• PROMPT: Find the lines holding the string "Clone" in the data, then copy all of them.

Begin

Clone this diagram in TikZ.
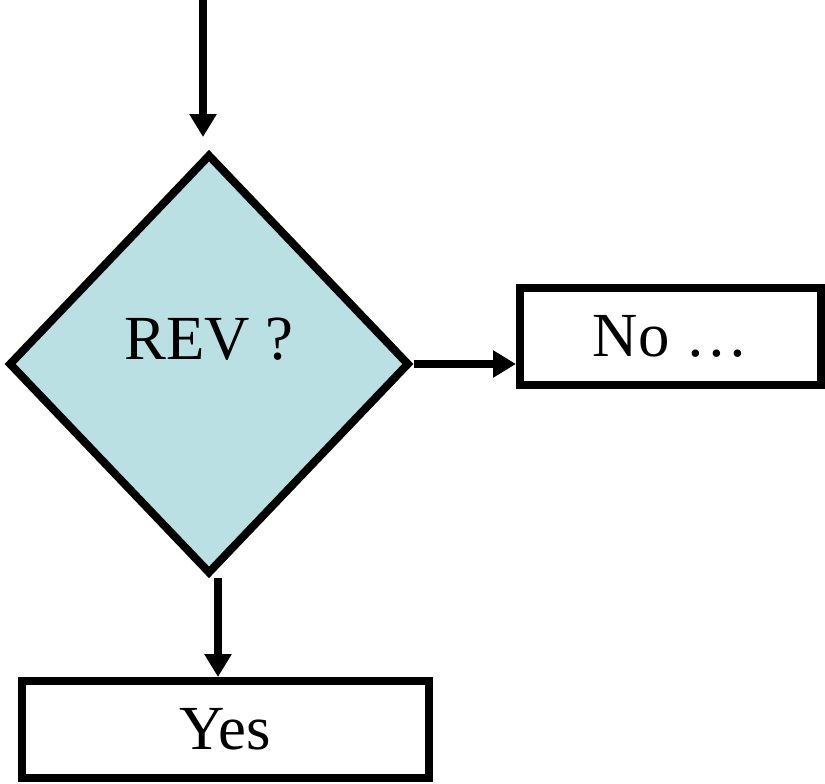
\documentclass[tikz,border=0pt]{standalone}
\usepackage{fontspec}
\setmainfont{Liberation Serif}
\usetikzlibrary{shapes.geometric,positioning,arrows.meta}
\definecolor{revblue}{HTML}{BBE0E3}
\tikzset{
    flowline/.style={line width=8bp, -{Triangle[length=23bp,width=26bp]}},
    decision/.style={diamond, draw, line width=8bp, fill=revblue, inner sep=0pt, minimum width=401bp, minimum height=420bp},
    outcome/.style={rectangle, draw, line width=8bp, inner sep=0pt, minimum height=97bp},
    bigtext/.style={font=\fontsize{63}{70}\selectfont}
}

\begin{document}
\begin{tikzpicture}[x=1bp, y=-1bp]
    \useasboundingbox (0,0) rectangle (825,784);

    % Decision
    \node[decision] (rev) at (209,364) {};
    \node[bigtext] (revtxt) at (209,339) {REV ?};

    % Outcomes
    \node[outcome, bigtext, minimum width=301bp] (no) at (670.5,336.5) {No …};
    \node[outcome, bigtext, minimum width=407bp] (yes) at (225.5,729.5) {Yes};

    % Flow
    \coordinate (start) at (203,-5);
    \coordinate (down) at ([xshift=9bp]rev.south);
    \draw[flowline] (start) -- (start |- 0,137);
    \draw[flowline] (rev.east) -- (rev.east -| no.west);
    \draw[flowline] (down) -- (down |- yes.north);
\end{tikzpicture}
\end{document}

End
Begin

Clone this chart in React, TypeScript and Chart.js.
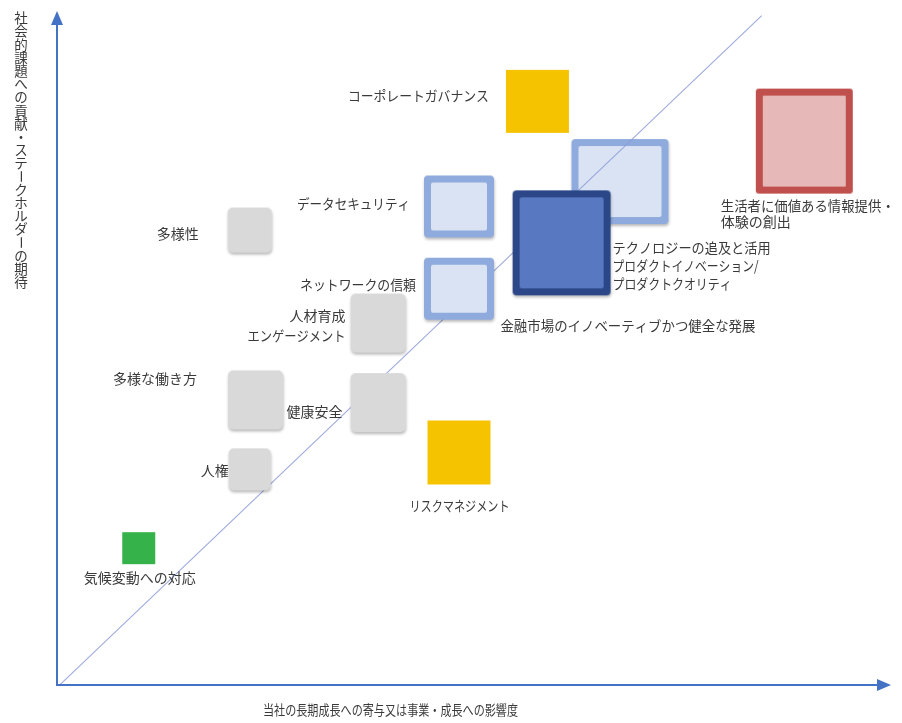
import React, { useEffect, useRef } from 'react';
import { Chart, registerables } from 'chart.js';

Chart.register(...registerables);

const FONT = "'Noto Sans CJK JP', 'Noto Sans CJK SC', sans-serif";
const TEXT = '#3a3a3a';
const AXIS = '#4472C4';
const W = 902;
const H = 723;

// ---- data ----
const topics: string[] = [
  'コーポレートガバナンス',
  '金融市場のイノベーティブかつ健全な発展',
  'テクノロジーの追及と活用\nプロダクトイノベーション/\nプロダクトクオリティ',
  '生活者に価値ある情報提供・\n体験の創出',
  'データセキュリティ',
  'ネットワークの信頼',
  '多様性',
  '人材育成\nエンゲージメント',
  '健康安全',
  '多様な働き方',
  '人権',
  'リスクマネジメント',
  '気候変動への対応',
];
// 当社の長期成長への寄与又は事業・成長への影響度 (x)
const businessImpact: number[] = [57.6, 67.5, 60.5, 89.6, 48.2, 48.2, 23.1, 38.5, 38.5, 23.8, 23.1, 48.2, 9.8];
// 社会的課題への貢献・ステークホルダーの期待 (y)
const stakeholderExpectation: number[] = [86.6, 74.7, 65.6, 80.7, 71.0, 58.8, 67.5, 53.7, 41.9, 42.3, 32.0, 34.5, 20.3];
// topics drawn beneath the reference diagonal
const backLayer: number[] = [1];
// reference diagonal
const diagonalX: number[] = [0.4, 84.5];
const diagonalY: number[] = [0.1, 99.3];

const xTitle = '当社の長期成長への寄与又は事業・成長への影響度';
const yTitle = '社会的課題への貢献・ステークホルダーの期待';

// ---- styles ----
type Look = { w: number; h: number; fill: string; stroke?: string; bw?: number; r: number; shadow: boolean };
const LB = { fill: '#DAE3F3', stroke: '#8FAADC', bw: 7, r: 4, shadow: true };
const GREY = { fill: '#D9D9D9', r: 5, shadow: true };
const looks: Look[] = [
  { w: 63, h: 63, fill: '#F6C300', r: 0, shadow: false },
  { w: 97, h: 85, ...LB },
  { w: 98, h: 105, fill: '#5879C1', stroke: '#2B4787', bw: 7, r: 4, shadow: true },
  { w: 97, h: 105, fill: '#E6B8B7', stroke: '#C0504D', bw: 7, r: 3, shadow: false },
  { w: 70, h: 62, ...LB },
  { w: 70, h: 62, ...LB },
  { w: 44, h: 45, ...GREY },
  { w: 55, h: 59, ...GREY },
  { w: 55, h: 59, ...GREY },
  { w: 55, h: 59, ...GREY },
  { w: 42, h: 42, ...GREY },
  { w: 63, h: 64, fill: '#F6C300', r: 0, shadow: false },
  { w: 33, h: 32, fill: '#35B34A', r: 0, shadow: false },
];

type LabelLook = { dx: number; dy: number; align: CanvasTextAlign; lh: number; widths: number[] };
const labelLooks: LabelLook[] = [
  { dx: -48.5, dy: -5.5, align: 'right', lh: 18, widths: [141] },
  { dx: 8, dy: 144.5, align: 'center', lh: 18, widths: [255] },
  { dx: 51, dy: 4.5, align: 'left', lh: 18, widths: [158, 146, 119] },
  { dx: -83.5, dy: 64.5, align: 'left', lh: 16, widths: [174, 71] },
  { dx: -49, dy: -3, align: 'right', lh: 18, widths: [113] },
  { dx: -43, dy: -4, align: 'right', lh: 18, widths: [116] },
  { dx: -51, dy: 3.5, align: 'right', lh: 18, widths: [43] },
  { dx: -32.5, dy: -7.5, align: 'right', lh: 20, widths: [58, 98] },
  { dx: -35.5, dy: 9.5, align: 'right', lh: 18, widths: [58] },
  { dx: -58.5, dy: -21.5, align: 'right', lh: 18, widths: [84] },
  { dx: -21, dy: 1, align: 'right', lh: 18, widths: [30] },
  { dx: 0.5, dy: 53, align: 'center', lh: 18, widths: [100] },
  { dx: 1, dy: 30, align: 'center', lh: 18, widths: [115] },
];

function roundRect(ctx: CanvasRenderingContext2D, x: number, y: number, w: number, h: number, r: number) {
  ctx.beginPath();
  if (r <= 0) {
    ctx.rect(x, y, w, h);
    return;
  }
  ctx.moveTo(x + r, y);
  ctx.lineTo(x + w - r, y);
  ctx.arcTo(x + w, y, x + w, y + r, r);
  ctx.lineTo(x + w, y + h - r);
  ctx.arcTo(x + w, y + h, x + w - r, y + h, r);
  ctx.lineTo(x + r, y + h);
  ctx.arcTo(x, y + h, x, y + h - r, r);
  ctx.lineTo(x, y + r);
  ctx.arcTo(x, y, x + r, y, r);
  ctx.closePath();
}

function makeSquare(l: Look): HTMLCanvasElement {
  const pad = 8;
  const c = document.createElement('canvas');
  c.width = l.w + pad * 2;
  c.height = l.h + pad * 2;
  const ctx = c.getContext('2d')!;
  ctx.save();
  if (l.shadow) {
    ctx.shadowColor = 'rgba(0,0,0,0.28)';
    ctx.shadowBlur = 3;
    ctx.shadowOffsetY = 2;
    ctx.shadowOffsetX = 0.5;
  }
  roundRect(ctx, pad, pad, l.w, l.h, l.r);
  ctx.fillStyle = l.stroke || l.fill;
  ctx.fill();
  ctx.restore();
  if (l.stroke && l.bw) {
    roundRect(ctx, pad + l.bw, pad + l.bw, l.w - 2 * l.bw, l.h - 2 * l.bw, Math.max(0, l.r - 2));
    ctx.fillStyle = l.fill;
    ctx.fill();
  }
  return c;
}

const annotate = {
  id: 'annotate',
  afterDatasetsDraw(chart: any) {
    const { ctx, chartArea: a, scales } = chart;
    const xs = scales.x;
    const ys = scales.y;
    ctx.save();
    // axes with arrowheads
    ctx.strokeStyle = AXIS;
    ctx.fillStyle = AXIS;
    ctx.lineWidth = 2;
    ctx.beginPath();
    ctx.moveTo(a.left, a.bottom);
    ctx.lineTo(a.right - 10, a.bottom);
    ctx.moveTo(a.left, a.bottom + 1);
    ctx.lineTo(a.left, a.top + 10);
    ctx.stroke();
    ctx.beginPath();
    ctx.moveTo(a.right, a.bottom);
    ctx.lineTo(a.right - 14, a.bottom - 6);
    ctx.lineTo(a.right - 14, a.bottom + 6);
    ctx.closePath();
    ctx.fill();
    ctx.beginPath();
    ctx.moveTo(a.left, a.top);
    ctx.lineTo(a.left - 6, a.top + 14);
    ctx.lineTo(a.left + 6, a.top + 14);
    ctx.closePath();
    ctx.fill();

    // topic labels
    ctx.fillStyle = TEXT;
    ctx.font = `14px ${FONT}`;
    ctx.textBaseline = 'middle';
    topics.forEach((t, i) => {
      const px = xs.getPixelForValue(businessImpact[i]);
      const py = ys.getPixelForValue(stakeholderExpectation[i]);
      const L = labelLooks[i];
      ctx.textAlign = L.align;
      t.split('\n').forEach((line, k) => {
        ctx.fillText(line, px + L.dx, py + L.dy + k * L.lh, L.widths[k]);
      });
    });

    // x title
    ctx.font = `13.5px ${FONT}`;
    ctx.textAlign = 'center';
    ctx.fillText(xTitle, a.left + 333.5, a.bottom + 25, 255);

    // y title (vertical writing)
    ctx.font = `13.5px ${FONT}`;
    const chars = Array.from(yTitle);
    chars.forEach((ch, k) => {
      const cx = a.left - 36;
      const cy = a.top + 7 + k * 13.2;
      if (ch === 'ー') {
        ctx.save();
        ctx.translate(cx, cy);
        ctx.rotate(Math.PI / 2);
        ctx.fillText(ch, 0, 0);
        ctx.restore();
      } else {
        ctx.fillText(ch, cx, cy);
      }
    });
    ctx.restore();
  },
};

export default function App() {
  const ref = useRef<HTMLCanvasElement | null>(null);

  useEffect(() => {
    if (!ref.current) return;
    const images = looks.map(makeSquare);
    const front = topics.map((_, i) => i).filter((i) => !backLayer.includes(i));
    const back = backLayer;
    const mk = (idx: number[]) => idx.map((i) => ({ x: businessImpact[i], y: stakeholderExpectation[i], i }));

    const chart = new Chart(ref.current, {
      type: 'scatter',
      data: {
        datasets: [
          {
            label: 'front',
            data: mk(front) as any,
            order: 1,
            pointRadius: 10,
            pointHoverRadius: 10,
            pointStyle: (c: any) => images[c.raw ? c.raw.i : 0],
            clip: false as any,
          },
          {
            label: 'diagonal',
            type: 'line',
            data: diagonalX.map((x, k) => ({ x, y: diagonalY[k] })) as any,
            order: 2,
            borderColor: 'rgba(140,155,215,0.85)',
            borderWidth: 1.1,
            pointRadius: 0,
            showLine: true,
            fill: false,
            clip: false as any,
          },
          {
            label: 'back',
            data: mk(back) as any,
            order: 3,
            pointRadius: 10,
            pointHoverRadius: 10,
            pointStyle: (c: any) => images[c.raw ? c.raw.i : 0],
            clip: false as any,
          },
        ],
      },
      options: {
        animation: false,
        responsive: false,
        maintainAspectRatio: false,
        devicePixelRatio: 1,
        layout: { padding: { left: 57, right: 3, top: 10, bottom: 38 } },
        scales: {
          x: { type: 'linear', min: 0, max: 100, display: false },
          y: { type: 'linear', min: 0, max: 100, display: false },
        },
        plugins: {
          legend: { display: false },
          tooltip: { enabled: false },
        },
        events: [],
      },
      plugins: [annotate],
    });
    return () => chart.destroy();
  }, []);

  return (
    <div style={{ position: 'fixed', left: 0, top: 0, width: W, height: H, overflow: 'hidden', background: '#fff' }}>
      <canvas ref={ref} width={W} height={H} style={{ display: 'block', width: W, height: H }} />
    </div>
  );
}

End

• SOLUTION TO THIS EXERCISE:
Clone this diagram in TikZ.
Clone this chart in React, TypeScript and Chart.js.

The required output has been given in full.